Let the real numbers and the relations =, >, $\ge$ be defined as in this lecture PDF.
I want to show the following statement:
$$\forall x \in \mathbb{R}( x \ge 0 \wedge x \neq 0 \Longrightarrow x > 0).$$
From $ x \ge 0$ we get that for all $(q,q') \in x$ and $(r,r') \in 0$ the following holds: \begin{align*} r \le q'. \end{align*} From we $ x \neq 0$ we get that there exists $(u,u') \in x $ and $(v,v') \in 0$ such that $[u,u'] \cap [v,v']$ have no rational point in common. $\underline{\text{This implies } v' < u}$; whence $ 0 < x$.
I am not sure wether the underlined part is true.
The problem is that you have to justify From $x \neq 0$ we get that there exists $(u,u′) \in x$ and $(v,v′) \in 0$ such that $[u,u′] \cap [v,v′]$ have no rational point in common. as this is not an axiom used in your document for the construction of $\mathbb R$.
Let's do it.
By definition of $x \ge 0$, for all $(q,q^\prime) \in x$ you have $q^\prime \ge 0$, see page 59. This is also a consequence that the rational number $0$ is canonically identified as $\{(0,0)\}$, see page 57.

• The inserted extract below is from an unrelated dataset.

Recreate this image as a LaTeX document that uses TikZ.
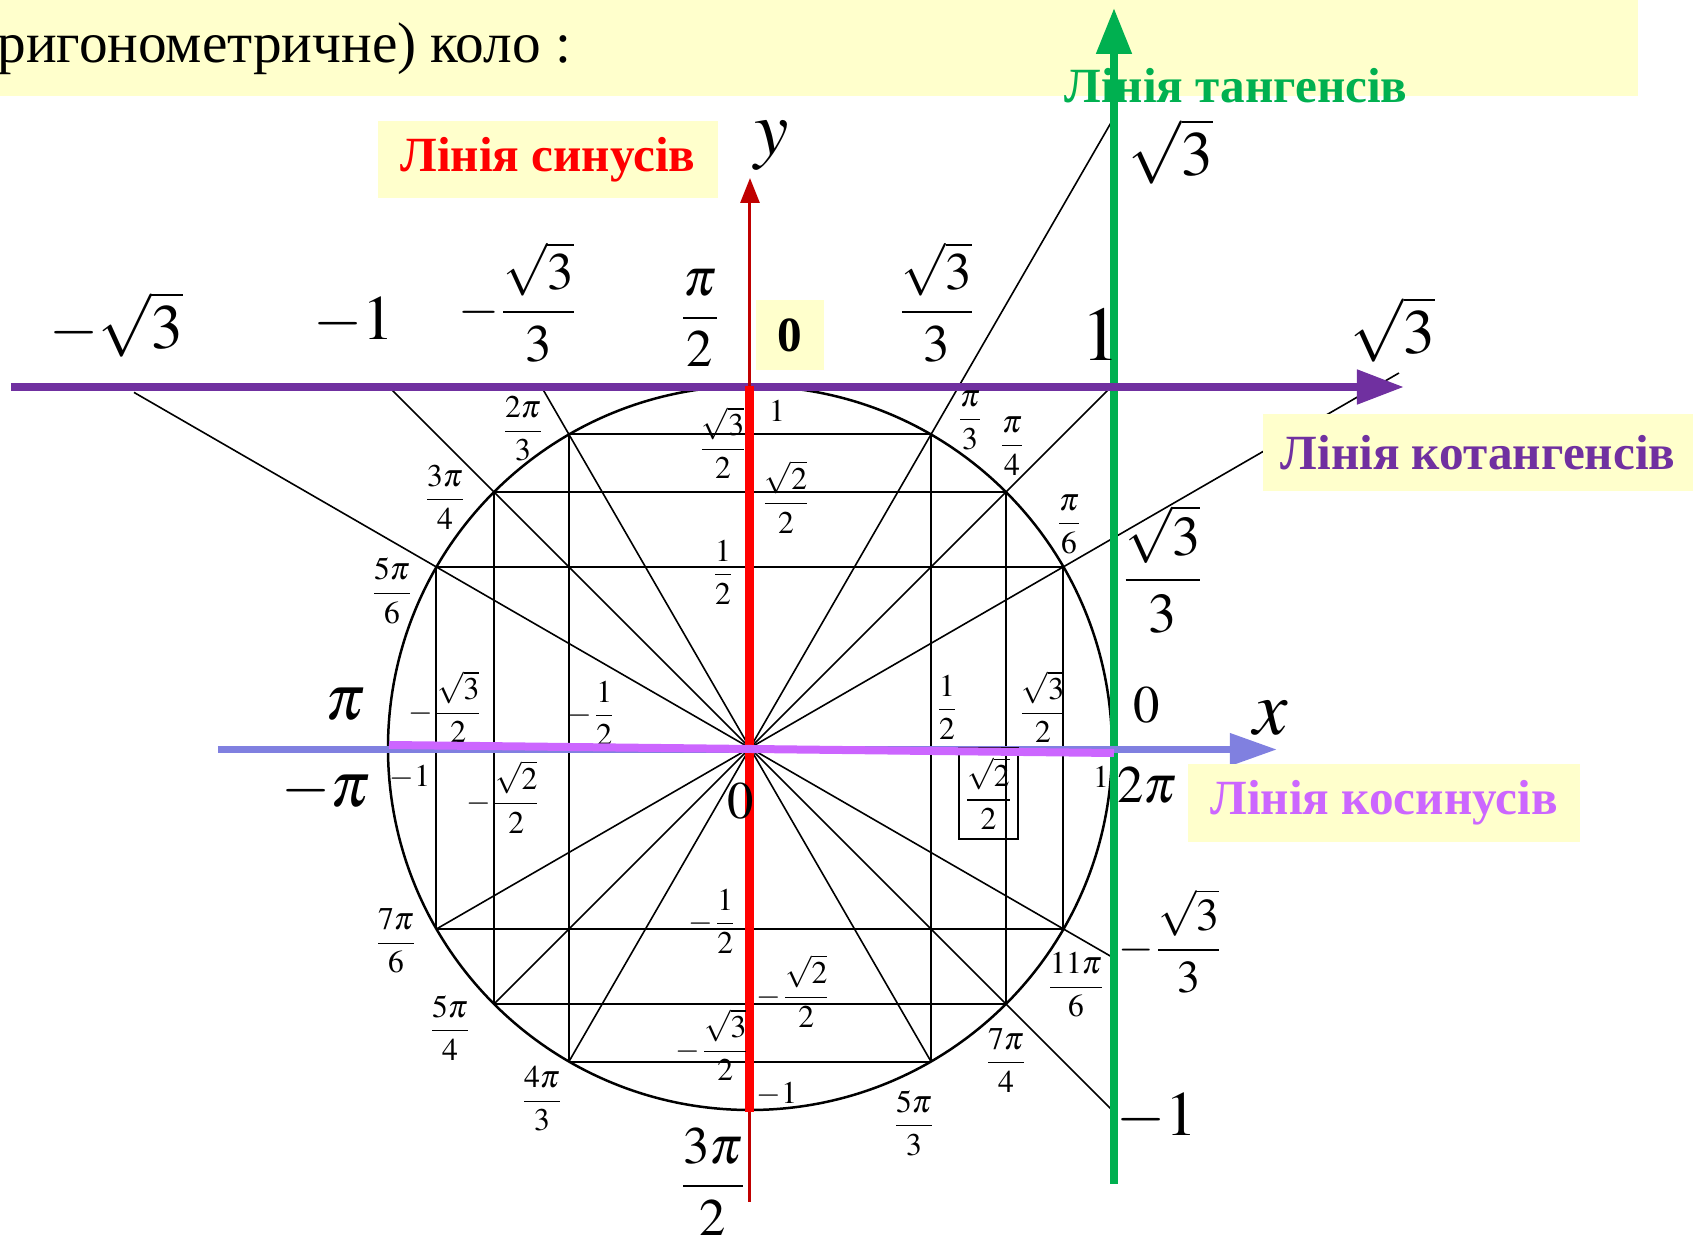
\documentclass[tikz,border=0pt]{standalone}
\usepackage{amsmath}
\usepackage{mathptmx}
\usepackage[no-math]{fontspec}
\setmainfont{Liberation Serif}
\usepackage{tikz}
\usetikzlibrary{arrows.meta}

\definecolor{sinred}{RGB}{192,0,0}
\definecolor{tangreen}{RGB}{0,176,80}
\definecolor{cotpurple}{RGB}{112,48,160}
\definecolor{axisblue}{RGB}{128,128,224}
\definecolor{cosviolet}{RGB}{204,102,255}
\definecolor{boxyellow}{RGB}{255,255,204}

\begin{document}
\begin{tikzpicture}[
    lbl/.style={inner sep=0pt, font=\fontsize{9}{10}\selectfont},
    mid/.style={inner sep=0pt, font=\fontsize{15}{17}\selectfont},
    big/.style={inner sep=0pt, font=\fontsize{18}{20}\selectfont},
    huge/.style={inner sep=0pt, font=\fontsize{22}{24}\selectfont},
    tag/.style={fill=boxyellow, inner sep=0pt, font=\bfseries\fontsize{14}{16}\selectfont},
    chord/.style={line width=0.2mm},
    ray/.style={line width=0.16mm}]

    \useasboundingbox (-7.50,-4.87) rectangle (9.43,7.48);

    % banner
    \fill[boxyellow] (-7.50,6.52) rectangle (8.88,7.48);
    \node[anchor=base west, inner sep=0pt, font=\fontsize{16.3}{18}\selectfont] (title) at (-7.53,6.85) {ригонометричне) коло :};

    % unit circle
    \coordinate (O) at (0,0);
    \draw[line width=0.25mm] (O) circle (3.62);

    % horizontal chords
    \draw[chord] (60:3.62) -- (120:3.62);
    \draw[chord] (45:3.62) -- (135:3.62);
    \draw[chord] (30:3.62) -- (150:3.62);
    \draw[chord] (210:3.62) -- (330:3.62);
    \draw[chord] (225:3.62) -- (315:3.62);
    \draw[chord] (240:3.62) -- (300:3.62);
    % vertical chords
    \draw[chord] (30:3.62) -- (-30:3.62);
    \draw[chord] (45:3.62) -- (-45:3.62);
    \draw[chord] (60:3.62) -- (-60:3.62);
    \draw[chord] (120:3.62) -- (240:3.62);
    \draw[chord] (135:3.62) -- (225:3.62);
    \draw[chord] (150:3.62) -- (210:3.62);

    % rays through the centre
    \draw[ray] (240:3.62) -- (3.62,6.27);
    \draw[ray] (225:3.62) -- (3.62,3.62);
    \draw[ray] (210:3.62) -- (6.49,3.75);
    \draw[ray] (300:3.62) -- (-2.09,3.62);
    \draw[ray] (-3.62,3.62) -- (3.62,-3.62);
    \draw[ray] (-6.16,3.556) -- (3.62,-2.09);

    % lines of tan, cot, sin, cos
    \draw[tangreen, line width=0.8mm, -{Triangle[length=4.6mm,width=3.4mm]}] (3.64,-4.36) -- (3.64,7.40);
    \draw[cotpurple, line width=0.8mm, -{Triangle[length=4.7mm,width=3.3mm]}] (-7.39,3.61) -- (6.54,3.61);
    \draw[axisblue, line width=0.7mm, -{Triangle[length=4.7mm,width=3.1mm]}] (-5.32,-0.015) -- (5.27,-0.015);
    \draw[sinred, line width=0.3mm, -{Triangle[length=2.5mm,width=1.9mm]}] (0,-4.54) -- (0,5.70);
    \draw[red, line width=0.9mm] (0,3.62) -- (0,-3.64);

    % values on the cotangent line
    \node[big] (cm3) at (-6.34,4.24) {$-\sqrt{3}$};
    \node[big] (cm1) at (-3.96,4.27) {$-1$};
    \node[mid] (cm33) at (-2.32,4.46) {$-\dfrac{\sqrt{3}}{3}$};
    \node[mid] (pi2) at (-0.50,4.30) {$\dfrac{\pi}{2}$};
    \node[tag, minimum width=0.68cm, minimum height=0.70cm] (czero) at (0.40,4.13) {0};
    \node[mid] (c33) at (1.87,4.46) {$\dfrac{\sqrt{3}}{3}$};
    \node[huge] (c1) at (3.51,4.13) {$1$};
    \node[big] (c3) at (6.43,4.19) {$\sqrt{3}$};

    % values on the tangent line
    \node[big] (t3) at (4.21,5.97) {$\sqrt{3}$};
    \node[inner sep=0pt, font=\fontsize{16}{18}\selectfont] (t33) at (4.13,1.79) {$\dfrac{\sqrt{3}}{3}$};
    \node[mid] (t0) at (3.97,0.43) {$0$};
    \node[mid] (t2pi) at (3.97,-0.37) {$2\pi$};
    \node[inner sep=0pt, font=\fontsize{13}{15}\selectfont] (tm33) at (4.21,-1.93) {$-\dfrac{\sqrt{3}}{3}$};
    \node[big] (tm1) at (4.07,-3.69) {$-1$};

    % axes
    \node[huge] (xlbl) at (5.21,0.30) {$x$};
    \node[huge] (ylbl) at (0.22,6.02) {$y$};
    \node[big] (pi) at (-4.05,0.44) {$\pi$};
    \node[big] (mpi) at (-4.24,-0.43) {$-\pi$};
    \node[mid] (zero) at (-0.09,-0.53) {$0$};
    \node[mid] (pi32) at (-0.37,-4.34) {$\dfrac{3\pi}{2}$};

    % sine values
    \node[lbl] (s1) at (0.27,3.37) {$1$};
    \node[lbl] (s32) at (-0.27,3.05) {$\dfrac{\sqrt{3}}{2}$};
    \node[lbl] (s22) at (0.36,2.51) {$\dfrac{\sqrt{2}}{2}$};
    \node[lbl] (s12) at (-0.27,1.76) {$\dfrac{1}{2}$};
    \node[lbl] (sm12) at (-0.37,-1.73) {$-\dfrac{1}{2}$};
    \node[lbl] (sm22) at (0.44,-2.43) {$-\dfrac{\sqrt{2}}{2}$};
    \node[lbl] (sm32) at (-0.37,-2.97) {$-\dfrac{\sqrt{3}}{2}$};
    \node[lbl] (sm1) at (0.27,-3.46) {$-1$};

    % cosine values
    \node[lbl] (cm32) at (-3.04,0.41) {$-\dfrac{\sqrt{3}}{2}$};
    \node[lbl] (cm12) at (-1.58,0.35) {$-\dfrac{1}{2}$};
    \node[lbl] (cp12) at (1.97,0.41) {$\dfrac{1}{2}$};
    \node[lbl] (cp32) at (2.93,0.41) {$\dfrac{\sqrt{3}}{2}$};
    \node[lbl] (cmone) at (-3.40,-0.29) {$-1$};
    \node[lbl] (cm22) at (-2.46,-0.49) {$-\dfrac{\sqrt{2}}{2}$};
    \node[lbl, draw, line width=0.25mm, minimum width=0.59cm, minimum height=0.91cm] (cp22) at (2.385,-0.455) {$\dfrac{\sqrt{2}}{2}$};
    \node[lbl] (cpone) at (3.51,-0.29) {$1$};

    % angles
    \node[lbl] (a60) at (2.20,3.28) {$\dfrac{\pi}{3}$};
    \node[lbl] (a45) at (2.62,3.02) {$\dfrac{\pi}{4}$};
    \node[lbl] (a30) at (3.19,2.24) {$\dfrac{\pi}{6}$};
    \node[lbl] (a120) at (-2.27,3.19) {$\dfrac{2\pi}{3}$};
    \node[lbl] (a135) at (-3.05,2.51) {$\dfrac{3\pi}{4}$};
    \node[lbl] (a150) at (-3.58,1.57) {$\dfrac{5\pi}{6}$};
    \node[lbl] (a210) at (-3.54,-1.93) {$\dfrac{7\pi}{6}$};
    \node[lbl] (a225) at (-3.00,-2.80) {$\dfrac{5\pi}{4}$};
    \node[lbl] (a240) at (-2.08,-3.51) {$\dfrac{4\pi}{3}$};
    \node[lbl] (a300) at (1.64,-3.75) {$\dfrac{5\pi}{3}$};
    \node[lbl] (a315) at (2.56,-3.12) {$\dfrac{7\pi}{4}$};
    \node[lbl] (a330) at (3.26,-2.37) {$\dfrac{11\pi}{6}$};

    % cosine line on top
    \draw[cosviolet, line width=0.8mm] (-3.61,0.03) -- (3.64,-0.05);

    % names of the lines
    \node[tag, text=red, minimum width=3.40cm, minimum height=0.77cm] (sinlbl) at (-2.02,5.885) {Лінія синусів};
    \node[tag, text=cotpurple, minimum width=4.30cm, minimum height=0.77cm] (cotlbl) at (7.28,2.955) {Лінія котангенсів};
    \node[tag, text=cosviolet, minimum width=3.92cm, minimum height=0.78cm] (coslbl) at (6.34,-0.55) {Лінія косинусів};
    \node[inner sep=0pt, text=tangreen, font=\bfseries\fontsize{14}{16}\selectfont] (tanlbl) at (4.86,6.62) {Лінія тангенсів};
\end{tikzpicture}
\end{document}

Now as $x \neq 0$, by page 58, you must have $(q,q^\prime) \cap \{0\} = \emptyset$. And this enables to conclude that $q > 0$ and therefore to $x >0$ using again page 58.
The important topic is that for a rational number $q$, the "associated" real number is the set $\{(q,q)\}$ as stated in page 57. In that case the "associated real number" contains a single ordered pair!